Write out the listing below exactly, and omit any images you find in it.

+ + + +

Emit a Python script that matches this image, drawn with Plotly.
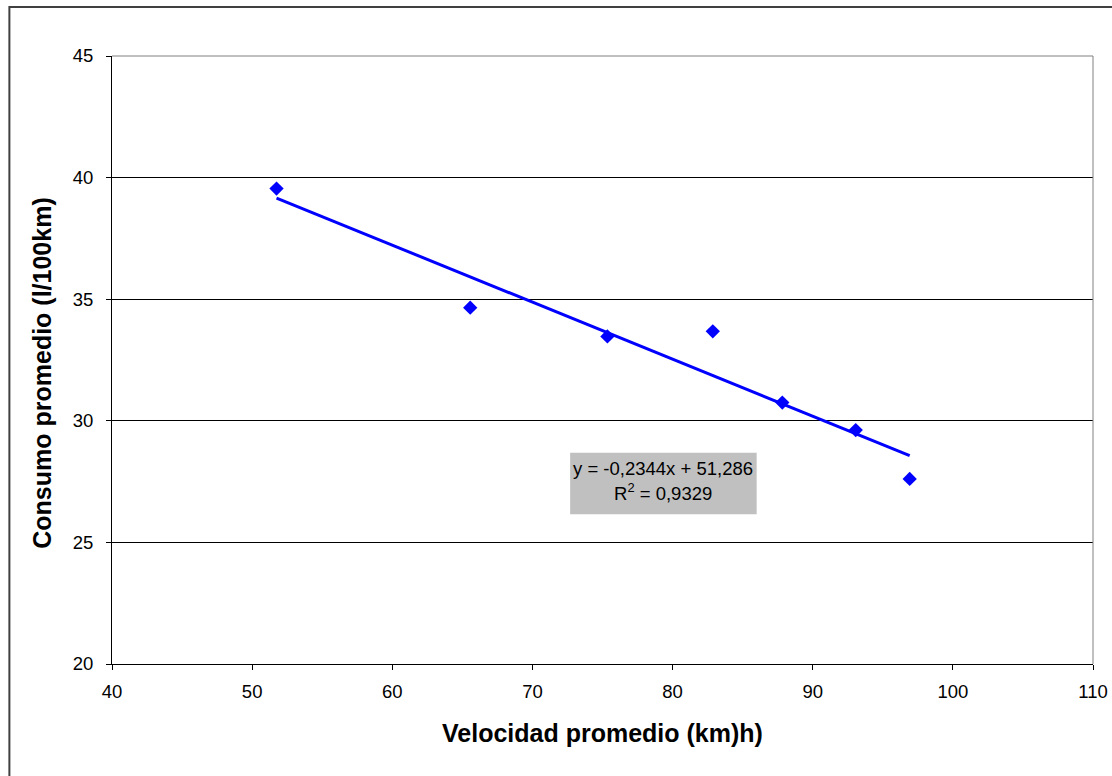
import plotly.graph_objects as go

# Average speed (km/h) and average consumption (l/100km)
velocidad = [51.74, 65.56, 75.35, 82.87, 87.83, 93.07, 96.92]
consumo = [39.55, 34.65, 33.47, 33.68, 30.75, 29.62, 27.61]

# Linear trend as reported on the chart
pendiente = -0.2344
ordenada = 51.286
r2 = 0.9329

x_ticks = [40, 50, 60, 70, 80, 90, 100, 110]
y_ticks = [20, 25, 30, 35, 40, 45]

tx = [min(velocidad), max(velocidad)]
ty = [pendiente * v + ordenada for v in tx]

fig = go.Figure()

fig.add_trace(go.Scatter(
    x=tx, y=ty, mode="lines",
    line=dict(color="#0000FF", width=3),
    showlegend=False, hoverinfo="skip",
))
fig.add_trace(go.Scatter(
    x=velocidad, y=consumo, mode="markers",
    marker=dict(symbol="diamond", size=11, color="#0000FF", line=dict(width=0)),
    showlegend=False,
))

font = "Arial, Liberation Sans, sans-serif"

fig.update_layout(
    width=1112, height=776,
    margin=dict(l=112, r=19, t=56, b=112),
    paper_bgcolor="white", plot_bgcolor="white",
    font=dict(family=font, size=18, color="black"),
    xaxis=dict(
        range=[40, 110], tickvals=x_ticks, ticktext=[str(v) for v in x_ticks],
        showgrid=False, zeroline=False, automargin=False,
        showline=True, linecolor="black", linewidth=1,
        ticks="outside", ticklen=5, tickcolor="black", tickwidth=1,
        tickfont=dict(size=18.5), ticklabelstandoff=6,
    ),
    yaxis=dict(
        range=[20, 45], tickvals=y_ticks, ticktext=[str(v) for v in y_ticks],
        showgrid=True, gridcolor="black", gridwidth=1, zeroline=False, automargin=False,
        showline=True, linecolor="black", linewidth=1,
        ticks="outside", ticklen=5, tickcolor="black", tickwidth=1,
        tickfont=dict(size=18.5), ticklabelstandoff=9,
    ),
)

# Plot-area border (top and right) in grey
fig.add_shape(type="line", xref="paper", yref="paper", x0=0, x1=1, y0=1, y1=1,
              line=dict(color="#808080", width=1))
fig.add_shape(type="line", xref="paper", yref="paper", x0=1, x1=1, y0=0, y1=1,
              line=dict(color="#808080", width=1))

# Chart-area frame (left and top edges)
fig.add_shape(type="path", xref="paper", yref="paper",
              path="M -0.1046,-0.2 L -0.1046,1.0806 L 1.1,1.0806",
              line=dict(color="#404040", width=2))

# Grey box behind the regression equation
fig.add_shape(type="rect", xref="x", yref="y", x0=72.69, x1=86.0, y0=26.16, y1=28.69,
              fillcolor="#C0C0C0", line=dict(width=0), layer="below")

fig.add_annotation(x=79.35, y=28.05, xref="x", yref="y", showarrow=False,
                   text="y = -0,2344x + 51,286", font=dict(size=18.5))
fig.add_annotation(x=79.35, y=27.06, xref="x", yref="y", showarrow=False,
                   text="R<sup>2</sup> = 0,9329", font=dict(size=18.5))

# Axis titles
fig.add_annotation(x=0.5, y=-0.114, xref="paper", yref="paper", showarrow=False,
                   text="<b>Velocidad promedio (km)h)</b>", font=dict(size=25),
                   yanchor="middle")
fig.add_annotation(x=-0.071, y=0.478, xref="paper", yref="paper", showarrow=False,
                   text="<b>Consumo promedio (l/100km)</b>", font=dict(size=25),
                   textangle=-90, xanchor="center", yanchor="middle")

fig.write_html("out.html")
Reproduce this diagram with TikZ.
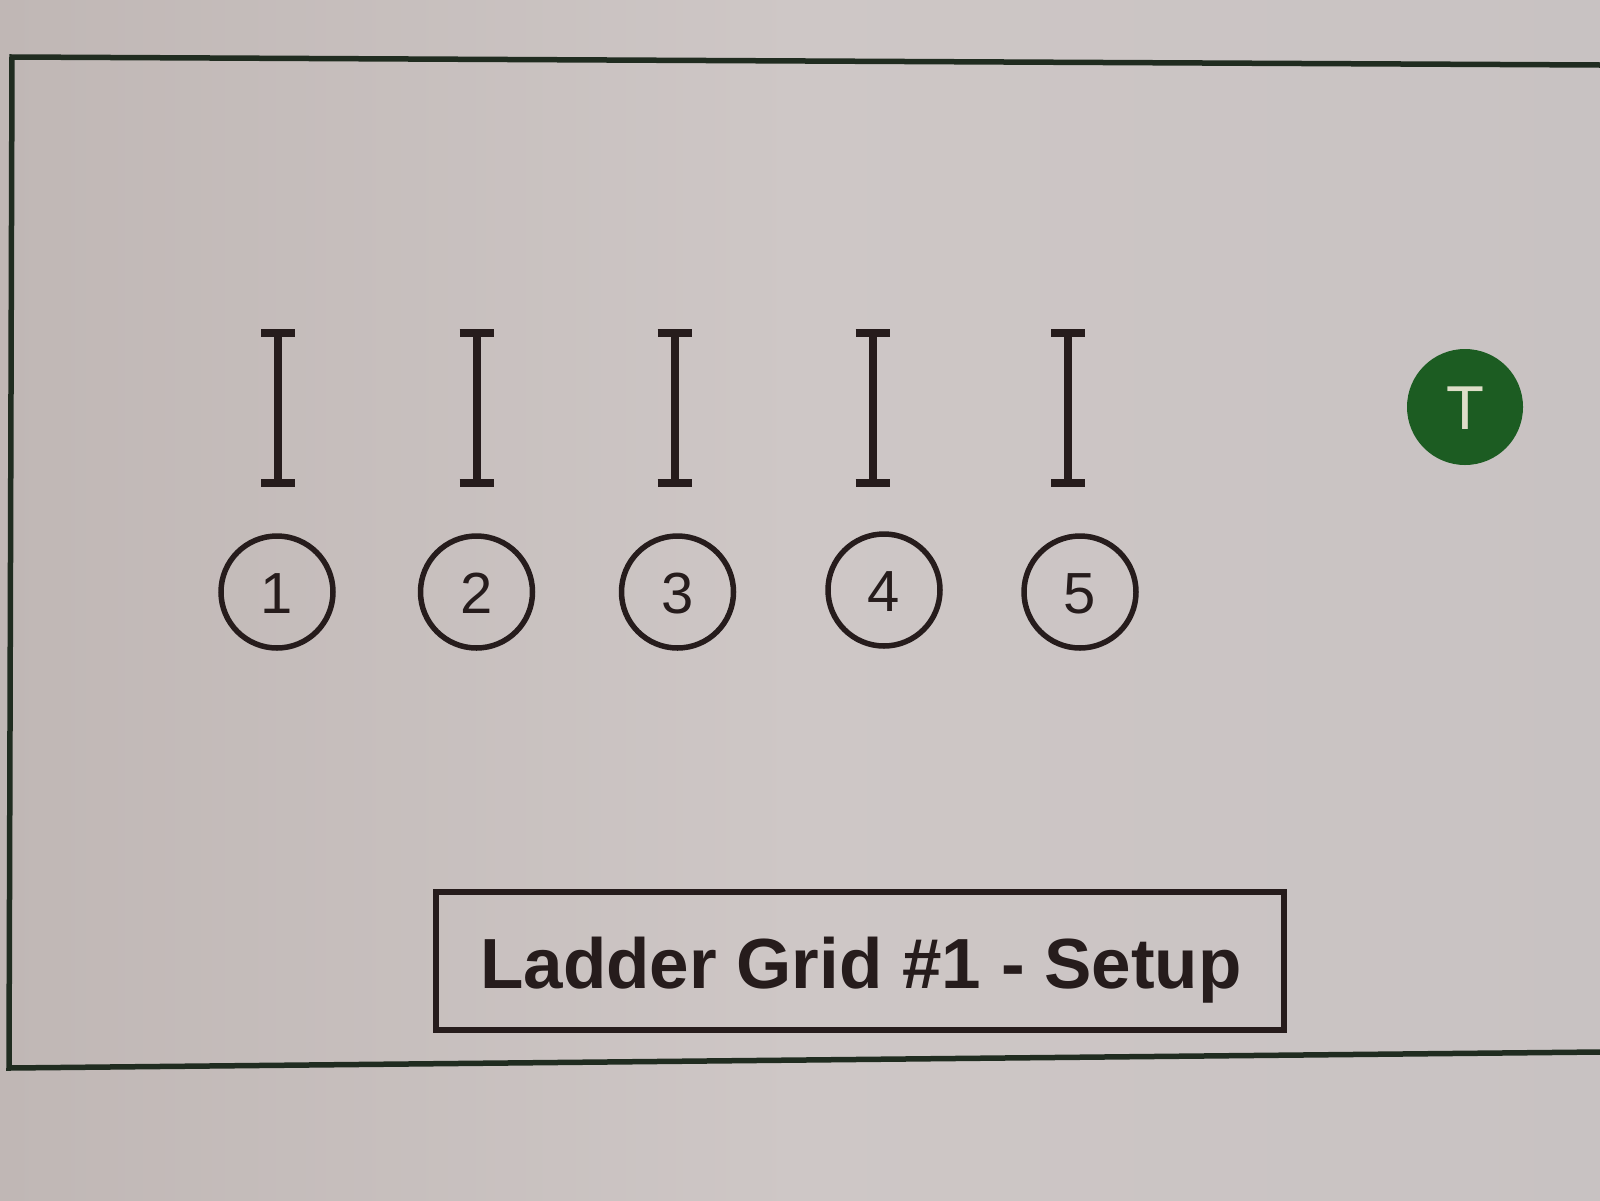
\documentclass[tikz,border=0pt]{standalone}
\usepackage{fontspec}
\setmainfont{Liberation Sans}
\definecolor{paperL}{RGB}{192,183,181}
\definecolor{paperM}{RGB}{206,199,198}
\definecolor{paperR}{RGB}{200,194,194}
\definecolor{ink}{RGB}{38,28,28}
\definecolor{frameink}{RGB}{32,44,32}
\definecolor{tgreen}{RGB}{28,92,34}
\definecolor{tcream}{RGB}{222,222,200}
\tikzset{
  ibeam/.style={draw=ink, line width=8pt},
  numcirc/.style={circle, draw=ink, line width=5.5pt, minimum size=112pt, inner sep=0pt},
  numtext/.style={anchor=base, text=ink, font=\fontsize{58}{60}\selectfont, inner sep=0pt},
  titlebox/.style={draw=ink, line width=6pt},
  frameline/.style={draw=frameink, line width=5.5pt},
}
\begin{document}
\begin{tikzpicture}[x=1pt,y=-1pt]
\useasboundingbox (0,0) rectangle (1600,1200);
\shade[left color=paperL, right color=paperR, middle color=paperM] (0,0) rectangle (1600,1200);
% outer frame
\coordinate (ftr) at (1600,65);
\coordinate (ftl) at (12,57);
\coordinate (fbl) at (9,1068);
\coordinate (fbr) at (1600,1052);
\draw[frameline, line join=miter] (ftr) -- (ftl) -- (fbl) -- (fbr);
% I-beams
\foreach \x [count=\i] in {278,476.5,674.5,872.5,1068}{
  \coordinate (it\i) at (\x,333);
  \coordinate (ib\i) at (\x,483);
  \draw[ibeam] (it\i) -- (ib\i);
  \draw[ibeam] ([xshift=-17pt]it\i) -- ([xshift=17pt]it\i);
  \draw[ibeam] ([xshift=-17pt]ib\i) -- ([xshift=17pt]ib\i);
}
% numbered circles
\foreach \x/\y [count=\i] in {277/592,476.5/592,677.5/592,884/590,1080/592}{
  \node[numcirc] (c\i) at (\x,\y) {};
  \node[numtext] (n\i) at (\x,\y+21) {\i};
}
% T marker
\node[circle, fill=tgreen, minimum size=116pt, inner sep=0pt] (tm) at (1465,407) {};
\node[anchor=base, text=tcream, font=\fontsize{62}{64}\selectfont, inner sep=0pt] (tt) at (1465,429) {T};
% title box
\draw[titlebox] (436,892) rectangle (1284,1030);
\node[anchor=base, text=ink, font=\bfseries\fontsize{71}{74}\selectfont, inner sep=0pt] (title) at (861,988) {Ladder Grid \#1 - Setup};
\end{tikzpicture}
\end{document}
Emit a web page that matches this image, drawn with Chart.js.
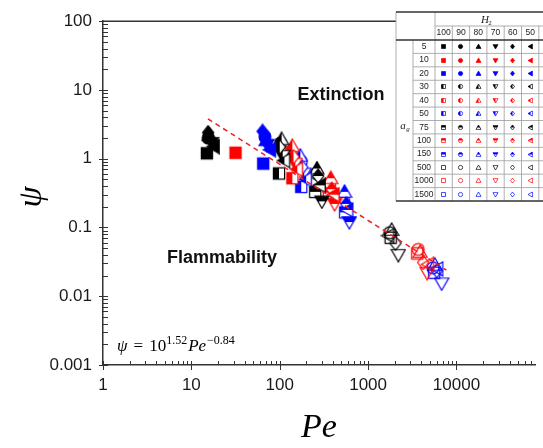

+ + + +

SOLUTION FOR THIS EXERCISE:
Emit a Python script that matches this image, drawn with Plotly.
import plotly.graph_objects as go

# Average speed (km/h) and average consumption (l/100km)
velocidad = [51.74, 65.56, 75.35, 82.87, 87.83, 93.07, 96.92]
consumo = [39.55, 34.65, 33.47, 33.68, 30.75, 29.62, 27.61]

# Linear trend as reported on the chart
pendiente = -0.2344
ordenada = 51.286
r2 = 0.9329

x_ticks = [40, 50, 60, 70, 80, 90, 100, 110]
y_ticks = [20, 25, 30, 35, 40, 45]

tx = [min(velocidad), max(velocidad)]
ty = [pendiente * v + ordenada for v in tx]

fig = go.Figure()

fig.add_trace(go.Scatter(
    x=tx, y=ty, mode="lines",
    line=dict(color="#0000FF", width=3),
    showlegend=False, hoverinfo="skip",
))
fig.add_trace(go.Scatter(
    x=velocidad, y=consumo, mode="markers",
    marker=dict(symbol="diamond", size=11, color="#0000FF", line=dict(width=0)),
    showlegend=False,
))

font = "Arial, Liberation Sans, sans-serif"

fig.update_layout(
    width=1112, height=776,
    margin=dict(l=112, r=19, t=56, b=112),
    paper_bgcolor="white", plot_bgcolor="white",
    font=dict(family=font, size=18, color="black"),
    xaxis=dict(
        range=[40, 110], tickvals=x_ticks, ticktext=[str(v) for v in x_ticks],
        showgrid=False, zeroline=False, automargin=False,
        showline=True, linecolor="black", linewidth=1,
        ticks="outside", ticklen=5, tickcolor="black", tickwidth=1,
        tickfont=dict(size=18.5), ticklabelstandoff=6,
    ),
    yaxis=dict(
        range=[20, 45], tickvals=y_ticks, ticktext=[str(v) for v in y_ticks],
        showgrid=True, gridcolor="black", gridwidth=1, zeroline=False, automargin=False,
        showline=True, linecolor="black", linewidth=1,
        ticks="outside", ticklen=5, tickcolor="black", tickwidth=1,
        tickfont=dict(size=18.5), ticklabelstandoff=9,
    ),
)

# Plot-area border (top and right) in grey
fig.add_shape(type="line", xref="paper", yref="paper", x0=0, x1=1, y0=1, y1=1,
              line=dict(color="#808080", width=1))
fig.add_shape(type="line", xref="paper", yref="paper", x0=1, x1=1, y0=0, y1=1,
              line=dict(color="#808080", width=1))

# Chart-area frame (left and top edges)
fig.add_shape(type="path", xref="paper", yref="paper",
              path="M -0.1046,-0.2 L -0.1046,1.0806 L 1.1,1.0806",
              line=dict(color="#404040", width=2))

# Grey box behind the regression equation
fig.add_shape(type="rect", xref="x", yref="y", x0=72.69, x1=86.0, y0=26.16, y1=28.69,
              fillcolor="#C0C0C0", line=dict(width=0), layer="below")

fig.add_annotation(x=79.35, y=28.05, xref="x", yref="y", showarrow=False,
                   text="y = -0,2344x + 51,286", font=dict(size=18.5))
fig.add_annotation(x=79.35, y=27.06, xref="x", yref="y", showarrow=False,
                   text="R<sup>2</sup> = 0,9329", font=dict(size=18.5))

# Axis titles
fig.add_annotation(x=0.5, y=-0.114, xref="paper", yref="paper", showarrow=False,
                   text="<b>Velocidad promedio (km)h)</b>", font=dict(size=25),
                   yanchor="middle")
fig.add_annotation(x=-0.071, y=0.478, xref="paper", yref="paper", showarrow=False,
                   text="<b>Consumo promedio (l/100km)</b>", font=dict(size=25),
                   textangle=-90, xanchor="center", yanchor="middle")

fig.write_html("out.html")
Reproduce this diagram with TikZ.
\documentclass[tikz,border=0pt]{standalone}
\usepackage{fontspec}
\setmainfont{Liberation Sans}
\definecolor{paperL}{RGB}{192,183,181}
\definecolor{paperM}{RGB}{206,199,198}
\definecolor{paperR}{RGB}{200,194,194}
\definecolor{ink}{RGB}{38,28,28}
\definecolor{frameink}{RGB}{32,44,32}
\definecolor{tgreen}{RGB}{28,92,34}
\definecolor{tcream}{RGB}{222,222,200}
\tikzset{
  ibeam/.style={draw=ink, line width=8pt},
  numcirc/.style={circle, draw=ink, line width=5.5pt, minimum size=112pt, inner sep=0pt},
  numtext/.style={anchor=base, text=ink, font=\fontsize{58}{60}\selectfont, inner sep=0pt},
  titlebox/.style={draw=ink, line width=6pt},
  frameline/.style={draw=frameink, line width=5.5pt},
}
\begin{document}
\begin{tikzpicture}[x=1pt,y=-1pt]
\useasboundingbox (0,0) rectangle (1600,1200);
\shade[left color=paperL, right color=paperR, middle color=paperM] (0,0) rectangle (1600,1200);
% outer frame
\coordinate (ftr) at (1600,65);
\coordinate (ftl) at (12,57);
\coordinate (fbl) at (9,1068);
\coordinate (fbr) at (1600,1052);
\draw[frameline, line join=miter] (ftr) -- (ftl) -- (fbl) -- (fbr);
% I-beams
\foreach \x [count=\i] in {278,476.5,674.5,872.5,1068}{
  \coordinate (it\i) at (\x,333);
  \coordinate (ib\i) at (\x,483);
  \draw[ibeam] (it\i) -- (ib\i);
  \draw[ibeam] ([xshift=-17pt]it\i) -- ([xshift=17pt]it\i);
  \draw[ibeam] ([xshift=-17pt]ib\i) -- ([xshift=17pt]ib\i);
}
% numbered circles
\foreach \x/\y [count=\i] in {277/592,476.5/592,677.5/592,884/590,1080/592}{
  \node[numcirc] (c\i) at (\x,\y) {};
  \node[numtext] (n\i) at (\x,\y+21) {\i};
}
% T marker
\node[circle, fill=tgreen, minimum size=116pt, inner sep=0pt] (tm) at (1465,407) {};
\node[anchor=base, text=tcream, font=\fontsize{62}{64}\selectfont, inner sep=0pt] (tt) at (1465,429) {T};
% title box
\draw[titlebox] (436,892) rectangle (1284,1030);
\node[anchor=base, text=ink, font=\bfseries\fontsize{71}{74}\selectfont, inner sep=0pt] (title) at (861,988) {Ladder Grid \#1 - Setup};
\end{tikzpicture}
\end{document}
Emit a web page that matches this image, drawn with Chart.js.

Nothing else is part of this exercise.